I shoved the phone back in my pocket but pulled it out again five seconds later.

It couldn’t be.

The message said only “Manuelito. Feb. 15, 2010.”

I counted back. That time frame was right.

Shit.

Mario returned with the belt. “You look like you’ve eaten some bad chili.”

“How long after a vasectomy before you start shooting blanks?” I asked, my stomach turning.

He balanced the belt box on the frame of the ’Vette. “Hell if I know. You thinking of getting one?”

I tried to swallow, but my throat was blocked. “Already did.”

“Damn. That’s one hell of a thing to do.” He leaned against the car. “That girl you’re seeing — she just find out or something?”

“No. I mean, yeah. But, shit.”

He stared at me a second, then turned back to the motor. “Maybe you should take a walk or something. I can handle this.”

I nodded. “Yeah. I’ll be back in a minute.”

The air outside was cold and helped me think. What the hell was going on? I strode briskly down the sidewalk, punching on my phone for a Google search on vasectomy.

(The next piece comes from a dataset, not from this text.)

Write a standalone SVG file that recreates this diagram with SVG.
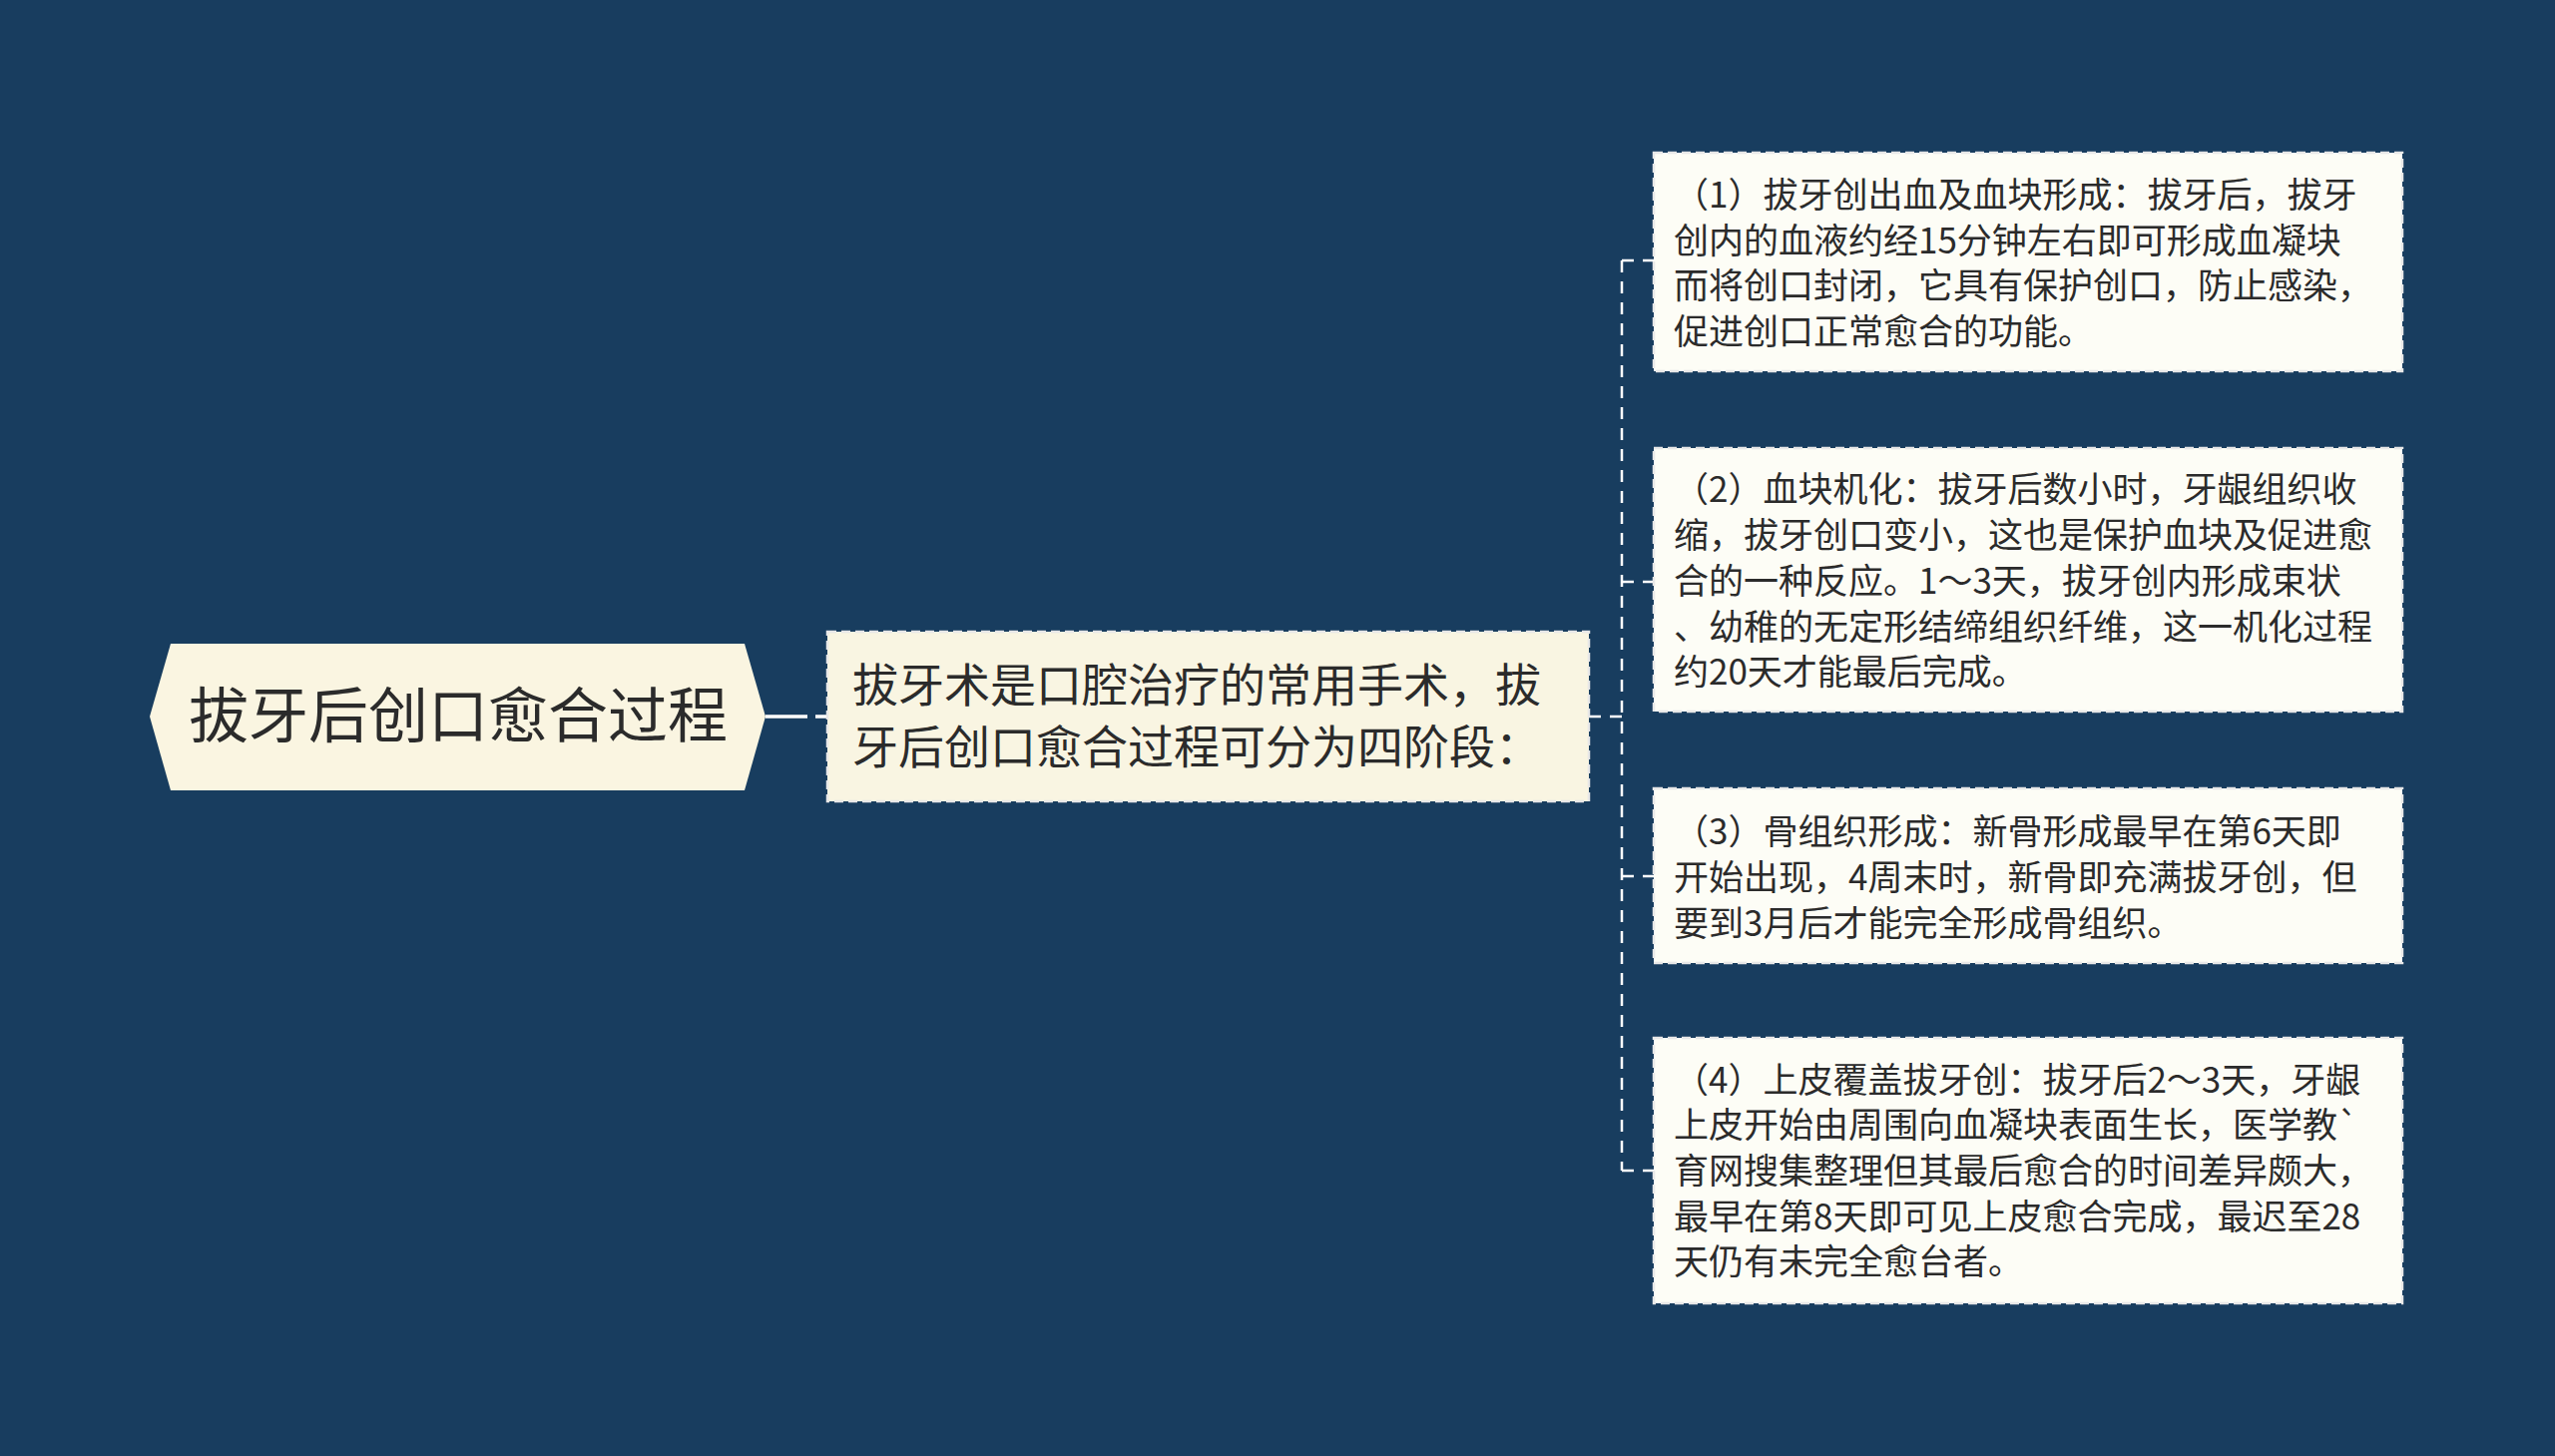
<svg xmlns="http://www.w3.org/2000/svg" width="2560" height="1459" viewBox="0 0 2560 1459">
<style>
.t{font-family:"Noto Sans CJK SC","Liberation Sans",sans-serif;fill:#2b2b2b}
.root{font-size:60px}
.mid{font-size:46px}
.leaf{font-size:35px}
.box{stroke:#e8e8e8;stroke-width:2.5;stroke-dasharray:9 5}
.conn{fill:none;stroke:#ffffff;stroke-width:2.5;stroke-dasharray:12 9}
</style>
<rect width="2560" height="1459" fill="#183d5f"/>
<g id="connectors">
<path d="M767 718 H829" fill="none" stroke="#ffffff" stroke-width="3.5" stroke-dasharray="42 8 12 8"/>
<path class="conn" d="M1592 718 H1625"/>
<path class="conn" d="M1625 261 V1173"/>
<path class="conn" d="M1625 261 H1657"/>
<path class="conn" d="M1625 583 H1657"/>
<path class="conn" d="M1625 878 H1657"/>
<path class="conn" d="M1625 1173 H1657"/>
</g>
<g id="root">
<polygon points="150,718 171,645 746,645 767,718 746,792 171,792" fill="#faf5e1"/>
<text class="t root" x="459" y="739" text-anchor="middle">拔牙后创口愈合过程</text>
</g>
<g id="mid">
<rect class="box" x="829" y="633" width="763" height="170" fill="#f9f5e2"/>
<text class="t mid" x="854" y="703">拔牙术是口腔治疗的常用手术，拔</text>
<text class="t mid" x="854" y="765">牙后创口愈合过程可分为四阶段：</text>
</g>
<g id="leaf1">
<rect class="box" x="1657" y="153" width="750" height="219" fill="#fdfdf6"/>
<text class="t leaf" x="1677" y="208">（1）拔牙创出血及血块形成：拔牙后，拔牙</text>
<text class="t leaf" x="1677" y="254">创内的血液约经15分钟左右即可形成血凝块</text>
<text class="t leaf" x="1677" y="299">而将创口封闭，它具有保护创口，防止感染，</text>
<text class="t leaf" x="1677" y="345">促进创口正常愈合的功能。</text>
</g>
<g id="leaf2">
<rect class="box" x="1657" y="449" width="750" height="264" fill="#fdfdf6"/>
<text class="t leaf" x="1677" y="503">（2）血块机化：拔牙后数小时，牙龈组织收</text>
<text class="t leaf" x="1677" y="549">缩，拔牙创口变小，这也是保护血块及促进愈</text>
<text class="t leaf" x="1677" y="595">合的一种反应。1～3天，拔牙创内形成束状</text>
<text class="t leaf" x="1677" y="641">、幼稚的无定形结缔组织纤维，这一机化过程</text>
<text class="t leaf" x="1677" y="686">约20天才能最后完成。</text>
</g>
<g id="leaf3">
<rect class="box" x="1657" y="790" width="750" height="175" fill="#fdfdf6"/>
<text class="t leaf" x="1677" y="846">（3）骨组织形成：新骨形成最早在第6天即</text>
<text class="t leaf" x="1677" y="892">开始出现，4周末时，新骨即充满拔牙创，但</text>
<text class="t leaf" x="1677" y="938">要到3月后才能完全形成骨组织。</text>
</g>
<g id="leaf4">
<rect class="box" x="1657" y="1040" width="750" height="266" fill="#fdfdf6"/>
<text class="t leaf" x="1677" y="1095">（4）上皮覆盖拔牙创：拔牙后2～3天，牙龈</text>
<text class="t leaf" x="1677" y="1140">上皮开始由周围向血凝块表面生长，医学教`</text>
<text class="t leaf" x="1677" y="1186">育网搜集整理但其最后愈合的时间差异颇大，</text>
<text class="t leaf" x="1677" y="1232">最早在第8天即可见上皮愈合完成，最迟至28</text>
<text class="t leaf" x="1677" y="1277">天仍有未完全愈台者。</text>
</g>
</svg>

I hadn’t understood a single word anybody said to me at the clinic. I’d awakened on a lumpy cot, groggy, with jagged shards of pain shooting up from my groin. They seemed to want me off the premises right after. I’d only made it a few blocks before I knew I had to figure out something to help ease the misery. Walking was near impossible and I couldn’t spot a taxi anywhere midafternoon.

The farmacia where Rosa worked was blessedly close. Between her broken English and the help of the man behind the counter, they got me some cold packs to stuff in a jock strap, plus God knows what sort of drugs.

But I still didn’t have information on the procedure or when it worked. I hadn’t worried about it, as sticking some girl was about the last thing on my mind.

The doctor I’d seen stateside a couple months later had confirmed I was sterile. He’d asked too many questions about where I’d had it done, so we didn’t exactly chat.

The first link came up on my phone, and I scanned through the information, looking for how fast it worked.

I bumped into a bench and sat down, feeling dumbfounded. Weeks? It could take up to two months?

I backed up and chose a different link, hoping for another answer.

Ten ejaculations, this one said.

How long had it been? Rosa had spent that first night with me after surgery, but we hadn’t done anything. I’d been strung out from pain and full of regret. When had I gone back to her?

I closed my eyes to piece together those days.

~*´♥`*~

After leaving the farmacia, I’d barely made it to the hotel across the street before collapsing. I took the first two pills Rosa had given me and crashed a little while.

But the pain woke me, and heeding her stern warning about not taking any more until bedtime, I wandered the room in a haze until I spotted her from my window. She stood on the street corner below, dressed very differently than she had been inside the shop.

I turned away from her curling black hair that reminded me of Corabelle and what I had done, this irrevocable act that meant I could never return to her. I stared at the ceiling, refusing to succumb to the heaving sobs that threatened to take me over, unable to erase the image of her standing in the aisle of the church, mute and shocked, Finn’s blue casket just behind her.

I had to get past it all. I had to force myself to think of something else. I pulled a chair up to the window and watched Rosa stand by a pole, awkward and too innocent for the job, finally getting approached by a man but pushing him away.